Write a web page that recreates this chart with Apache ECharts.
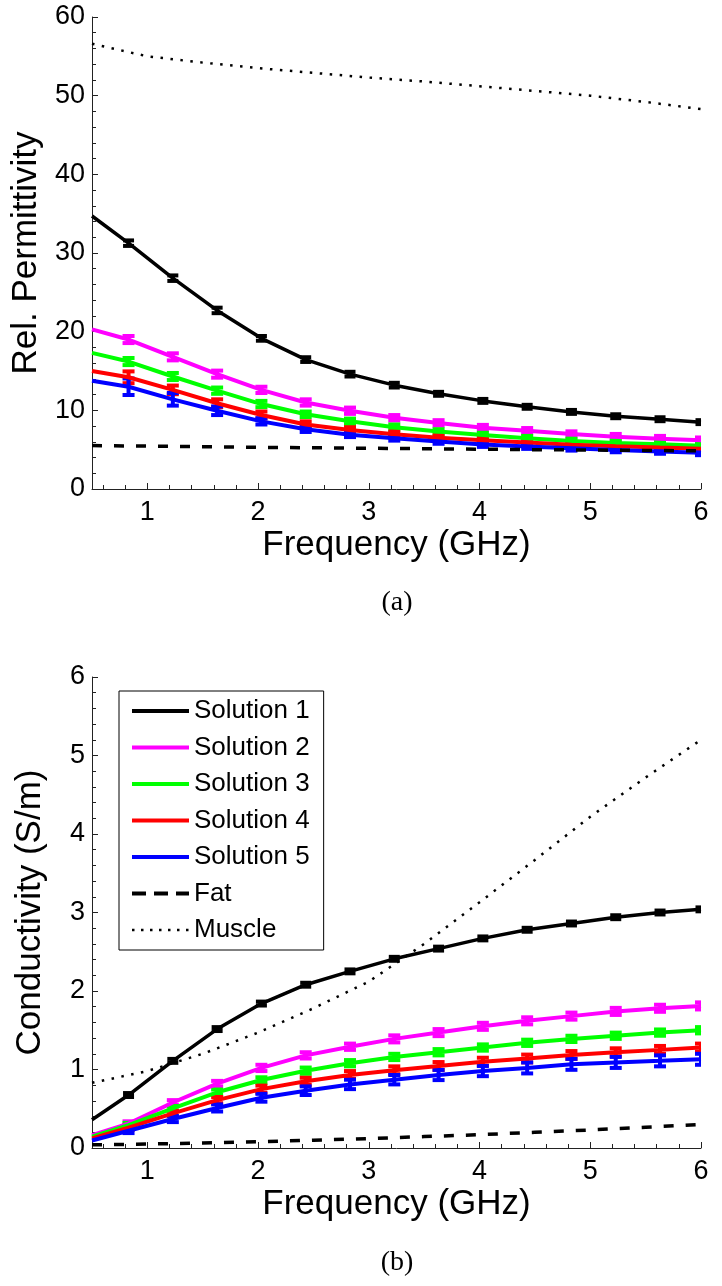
<!DOCTYPE html>
<html><head><meta charset="utf-8">
<script src="https://cdn.jsdelivr.net/npm/echarts@6/dist/echarts.min.js"></script>
<style>html,body{margin:0;padding:0;background:#fff}#c{width:722px;height:1286px}</style>
</head><body><div id="c"></div>
<script>
// ---------- data ----------
const freq = [0.5, 0.83, 1.23, 1.63, 2.03, 2.43, 2.83, 3.23, 3.63, 4.03, 4.43, 4.83, 5.23, 5.63, 6.0];
const solutionNames = ['Solution 1', 'Solution 2', 'Solution 3', 'Solution 4', 'Solution 5'];
const tissueNames = ['Fat', 'Muscle'];

// relative permittivity (a)
const permSol1 = [34.7, 31.25, 26.8, 22.7, 19.15, 16.45, 14.6, 13.2, 12.1, 11.2, 10.45, 9.8, 9.25, 8.87, 8.5];
const permSol2 = [20.3, 19.0, 16.8, 14.6, 12.6, 11.0, 9.95, 9.05, 8.4, 7.8, 7.4, 6.98, 6.65, 6.4, 6.2];
const permSol3 = [17.3, 16.2, 14.3, 12.5, 10.8, 9.5, 8.6, 7.85, 7.3, 6.85, 6.45, 6.1, 5.86, 5.7, 5.5];
const permSol4 = [15.0, 14.2, 12.6, 10.9, 9.4, 8.2, 7.5, 6.95, 6.5, 6.2, 5.9, 5.62, 5.44, 5.27, 5.13];
const permSol5 = [13.75, 13.0, 11.4, 9.95, 8.6, 7.6, 6.9, 6.45, 6.05, 5.65, 5.4, 5.18, 4.97, 4.78, 4.6];
// error half-widths at freq[1..14]
const permErr1 = [0.35, 0.35, 0.35, 0.3, 0.3, 0.3, 0.3, 0.25, 0.25, 0.25, 0.25, 0.25, 0.25, 0.25];
const permErr2 = [0.45, 0.45, 0.45, 0.4, 0.4, 0.4, 0.35, 0.35, 0.35, 0.35, 0.35, 0.35, 0.35, 0.35];
const permErr3 = [0.45, 0.45, 0.4, 0.4, 0.35, 0.35, 0.35, 0.3, 0.3, 0.3, 0.3, 0.3, 0.3, 0.3];
const permErr4 = [0.75, 0.55, 0.5, 0.45, 0.4, 0.35, 0.35, 0.3, 0.3, 0.3, 0.3, 0.3, 0.3, 0.3];
const permErr5 = [1.05, 0.8, 0.55, 0.4, 0.35, 0.3, 0.3, 0.3, 0.3, 0.3, 0.3, 0.3, 0.3, 0.3];

// conductivity (b)
const condSol1 = [0.36, 0.675, 1.11, 1.515, 1.84, 2.08, 2.25, 2.41, 2.54, 2.67, 2.78, 2.86, 2.94, 3.0, 3.04];
const condSol2 = [0.165, 0.31, 0.58, 0.82, 1.02, 1.18, 1.29, 1.39, 1.47, 1.55, 1.62, 1.68, 1.74, 1.78, 1.81];
const condSol3 = [0.145, 0.29, 0.505, 0.71, 0.866, 0.985, 1.08, 1.16, 1.22, 1.28, 1.34, 1.39, 1.43, 1.47, 1.5];
const condSol4 = [0.123, 0.26, 0.44, 0.61, 0.75, 0.85, 0.93, 0.99, 1.045, 1.1, 1.14, 1.185, 1.22, 1.25, 1.28];
const condSol5 = [0.095, 0.22, 0.37, 0.51, 0.64, 0.73, 0.81, 0.87, 0.93, 0.98, 1.02, 1.066, 1.09, 1.11, 1.13];
const condErr1 = [0.025, 0.025, 0.025, 0.025, 0.025, 0.025, 0.025, 0.025, 0.025, 0.025, 0.025, 0.025, 0.025, 0.025];
const condErr2 = [0.03, 0.03, 0.035, 0.04, 0.04, 0.04, 0.045, 0.045, 0.045, 0.045, 0.045, 0.045, 0.045, 0.045];
const condErr3 = [0.03, 0.03, 0.035, 0.035, 0.04, 0.04, 0.04, 0.04, 0.04, 0.04, 0.04, 0.04, 0.04, 0.04];
const condErr4 = [0.03, 0.035, 0.04, 0.045, 0.045, 0.05, 0.05, 0.05, 0.05, 0.05, 0.05, 0.05, 0.05, 0.05];
const condErr5 = [0.03, 0.04, 0.045, 0.05, 0.055, 0.06, 0.06, 0.065, 0.065, 0.07, 0.07, 0.07, 0.07, 0.07];

// tissue reference curves
const tissueFreq = [0.5, 1, 1.5, 2, 2.5, 3, 3.5, 4, 4.5, 5, 5.5, 6];
const fatPerm = [5.52, 5.45, 5.38, 5.3, 5.24, 5.18, 5.12, 5.06, 5.0, 4.95, 4.9, 4.85];
const musclePerm = [56.6, 55.0, 54.2, 53.5, 52.9, 52.3, 51.8, 51.2, 50.6, 50.0, 49.2, 48.3];
const fatCond = [0.04, 0.05, 0.065, 0.08, 0.1, 0.12, 0.145, 0.17, 0.2, 0.23, 0.265, 0.30];
const muscleCond = [0.83, 0.98, 1.2, 1.47, 1.78, 2.12, 2.6, 3.13, 3.67, 4.22, 4.72, 5.2];

// ticks
const xTickValues = [1, 2, 3, 4, 5, 6];
const xMinorTickValues = [0.6, 0.8, 1.2, 1.4, 1.6, 1.8, 2.2, 2.4, 2.6, 2.8, 3.2, 3.4, 3.6, 3.8,
  4.2, 4.4, 4.6, 4.8, 5.2, 5.4, 5.6, 5.8];
const captions = ['(a)', '(b)'];
const yNames = ['Rel. Permittivity', 'Conductivity (S/m)'];
const xName = 'Frequency (GHz)';

// ---------- styling ----------
const colors = ['#000000', '#ff00ff', '#00ff00', '#ff0000', '#0000ff'];
const widths = [3.5, 4, 4, 4, 4];
const FATSTYLE = { color: '#000', width: 3.5, type: [10, 12] };
const MUSCLESTYLE = { color: '#000', width: 2.5, type: [2.5, 7.5] };
const FONT = '"Liberation Sans", Arial, Helvetica, sans-serif';
const SERIF = '"Liberation Serif", "DejaVu Serif", serif';

const permSols = [permSol1, permSol2, permSol3, permSol4, permSol5];
const permErrs = [permErr1, permErr2, permErr3, permErr4, permErr5];
const condSols = [condSol1, condSol2, condSol3, condSol4, condSol5];
const condErrs = [condErr1, condErr2, condErr3, condErr4, condErr5];

function pairs(xs, ys) { return xs.map((x, i) => [x, ys[i]]); }
function errData(ys, errs) { return errs.map((e, i) => [freq[i + 1], ys[i + 1], e]); }

function errRender(color, capW, lw) {
  return function (params, api) {
    const x = api.value(0), y = api.value(1), e = api.value(2);
    const t = api.coord([x, y + e]);
    const b = api.coord([x, y - e]);
    const h = capW / 2;
    const st = { stroke: color, lineWidth: lw };
    return { type: 'group', children: [
      { type: 'line', shape: { x1: t[0], y1: t[1], x2: b[0], y2: b[1] }, style: st },
      { type: 'line', shape: { x1: t[0] - h, y1: t[1], x2: t[0] + h, y2: t[1] }, style: st },
      { type: 'line', shape: { x1: b[0] - h, y1: b[1], x2: b[0] + h, y2: b[1] }, style: st }
    ]};
  };
}

const series = [];
[[permSols, permErrs, fatPerm, musclePerm], [condSols, condErrs, fatCond, muscleCond]].forEach((set, g) => {
  const [sols, errs, fat, muscle] = set;
  sols.forEach((ys, k) => {
    series.push({
      type: 'line', name: solutionNames[k], xAxisIndex: g, yAxisIndex: g,
      data: pairs(freq, ys), symbol: 'none', showSymbol: false, smooth: false,
      lineStyle: { color: colors[k], width: widths[k] }, itemStyle: { color: colors[k] },
      z: 3, animation: false
    });
    series.push({
      type: 'custom', name: solutionNames[k] + ' err', xAxisIndex: g, yAxisIndex: g,
      data: errData(ys, errs[k]), encode: { x: 0, y: 1 }, clip: true,
      renderItem: errRender(colors[k], k === 0 ? 11 : 12, 4),
      z: 3, animation: false
    });
  });
  series.push({
    type: 'line', name: tissueNames[0], xAxisIndex: g, yAxisIndex: g,
    data: pairs(tissueFreq, fat), symbol: 'none', showSymbol: false,
    lineStyle: FATSTYLE, itemStyle: { color: '#000' }, z: 4, animation: false
  });
  series.push({
    type: 'line', name: tissueNames[1], xAxisIndex: g, yAxisIndex: g,
    data: pairs(tissueFreq, muscle), symbol: 'none', showSymbol: false,
    lineStyle: MUSCLESTYLE, itemStyle: { color: '#000' }, z: 4, animation: false
  });
});

const axisCol = '#222';
function xMain(g) {
  return {
    type: 'value', gridIndex: g, min: 0.5, max: 6, position: 'bottom',
    axisLine: { show: true, onZero: false, lineStyle: { color: axisCol, width: 1 } },
    axisTick: { show: true, inside: true, length: 6, customValues: xTickValues, lineStyle: { color: axisCol } },
    axisLabel: { customValues: xTickValues, color: '#000', fontSize: 27, fontFamily: FONT, margin: 10 },
    splitLine: { show: false },
    name: xName, nameLocation: 'middle', nameGap: 39,
    nameTextStyle: { fontSize: 35, color: '#000', fontFamily: FONT }
  };
}
function xMinor(g) {
  return {
    type: 'value', gridIndex: g, min: 0.5, max: 6, position: 'bottom',
    axisLine: { show: false },
    axisTick: { show: true, inside: true, length: 4, customValues: xMinorTickValues, lineStyle: { color: axisCol } },
    axisLabel: { show: false }, splitLine: { show: false }
  };
}
function yAx(g, max, interval) {
  return {
    type: 'value', gridIndex: g, min: 0, max: max, interval: interval,
    axisLine: { show: true, onZero: false, lineStyle: { color: axisCol, width: 1 } },
    axisTick: { show: true, inside: true, length: 6, lineStyle: { color: axisCol } },
    minorTick: { show: true, splitNumber: 5, length: 4, lineStyle: { color: axisCol } },
    axisLabel: { color: '#000', fontSize: 27, fontFamily: FONT, margin: 7 },
    splitLine: { show: false },
    name: yNames[g], nameLocation: 'middle', nameGap: 44,
    nameTextStyle: { fontSize: 35, color: '#000', fontFamily: FONT }
  };
}

const legendData = solutionNames.map((n, k) => ({
  name: n, itemStyle: { opacity: 0 }, lineStyle: { color: colors[k], width: 4, type: 'solid' }
})).concat([
  { name: tissueNames[0], itemStyle: { opacity: 0 }, lineStyle: { color: '#000', width: 4, type: [14, 8] } },
  { name: tissueNames[1], itemStyle: { opacity: 0 }, lineStyle: { color: '#000', width: 2.5, type: [2.5, 6.5] } }
]);

const option = {
  backgroundColor: '#fff',
  animation: false,
  grid: [
    { left: 92, top: 17, width: 609, height: 472 },
    { left: 92, top: 677, width: 609, height: 471 }
  ],
  xAxis: [xMain(0), xMain(1), xMinor(0), xMinor(1)],
  yAxis: [yAx(0, 60, 10), yAx(1, 6, 1)],
  legend: {
    data: legendData,
    orient: 'vertical', left: 119, top: 691,
    itemWidth: 57, itemHeight: 14, itemGap: 10.5, itemTextGap: 6,
    padding: [7, 14, 7, 11],
    itemStyle: { opacity: 0 },
    backgroundColor: '#fff', borderColor: '#000', borderWidth: 1, borderRadius: 0,
    textStyle: { fontSize: 26, lineHeight: 26, color: '#000', fontFamily: FONT },
    selectedMode: false
  },
  graphic: [
    { type: 'text', x: 397, y: 603, style: { text: captions[0], fontSize: 28, fontFamily: SERIF, fill: '#000', align: 'center', verticalAlign: 'middle' } },
    { type: 'text', x: 397, y: 1263, style: { text: captions[1], fontSize: 28, fontFamily: SERIF, fill: '#000', align: 'center', verticalAlign: 'middle' } }
  ],
  series: series
};

const chart = echarts.init(document.getElementById('c'), null, { renderer: 'canvas' });
chart.setOption(option);
</script>
</body></html>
====
Give back exactly the lines from the first line of the data through the line with "0.3, 0.3, 0.3, 0.3, 0.3, 0.3, 0.3, 0.3];", pictures excluded.

### Task result
Write a web page that recreates this chart with Apache ECharts.
<!DOCTYPE html>
<html><head><meta charset="utf-8">
<script src="https://cdn.jsdelivr.net/npm/echarts@6/dist/echarts.min.js"></script>
<style>html,body{margin:0;padding:0;background:#fff}#c{width:722px;height:1286px}</style>
</head><body><div id="c"></div>
<script>
// ---------- data ----------
const freq = [0.5, 0.83, 1.23, 1.63, 2.03, 2.43, 2.83, 3.23, 3.63, 4.03, 4.43, 4.83, 5.23, 5.63, 6.0];
const solutionNames = ['Solution 1', 'Solution 2', 'Solution 3', 'Solution 4', 'Solution 5'];
const tissueNames = ['Fat', 'Muscle'];

// relative permittivity (a)
const permSol1 = [34.7, 31.25, 26.8, 22.7, 19.15, 16.45, 14.6, 13.2, 12.1, 11.2, 10.45, 9.8, 9.25, 8.87, 8.5];
const permSol2 = [20.3, 19.0, 16.8, 14.6, 12.6, 11.0, 9.95, 9.05, 8.4, 7.8, 7.4, 6.98, 6.65, 6.4, 6.2];
const permSol3 = [17.3, 16.2, 14.3, 12.5, 10.8, 9.5, 8.6, 7.85, 7.3, 6.85, 6.45, 6.1, 5.86, 5.7, 5.5];
const permSol4 = [15.0, 14.2, 12.6, 10.9, 9.4, 8.2, 7.5, 6.95, 6.5, 6.2, 5.9, 5.62, 5.44, 5.27, 5.13];
const permSol5 = [13.75, 13.0, 11.4, 9.95, 8.6, 7.6, 6.9, 6.45, 6.05, 5.65, 5.4, 5.18, 4.97, 4.78, 4.6];
// error half-widths at freq[1..14]
const permErr1 = [0.35, 0.35, 0.35, 0.3, 0.3, 0.3, 0.3, 0.25, 0.25, 0.25, 0.25, 0.25, 0.25, 0.25];
const permErr2 = [0.45, 0.45, 0.45, 0.4, 0.4, 0.4, 0.35, 0.35, 0.35, 0.35, 0.35, 0.35, 0.35, 0.35];
const permErr3 = [0.45, 0.45, 0.4, 0.4, 0.35, 0.35, 0.35, 0.3, 0.3, 0.3, 0.3, 0.3, 0.3, 0.3];
const permErr4 = [0.75, 0.55, 0.5, 0.45, 0.4, 0.35, 0.35, 0.3, 0.3, 0.3, 0.3, 0.3, 0.3, 0.3];
const permErr5 = [1.05, 0.8, 0.55, 0.4, 0.35, 0.3, 0.3, 0.3, 0.3, 0.3, 0.3, 0.3, 0.3, 0.3];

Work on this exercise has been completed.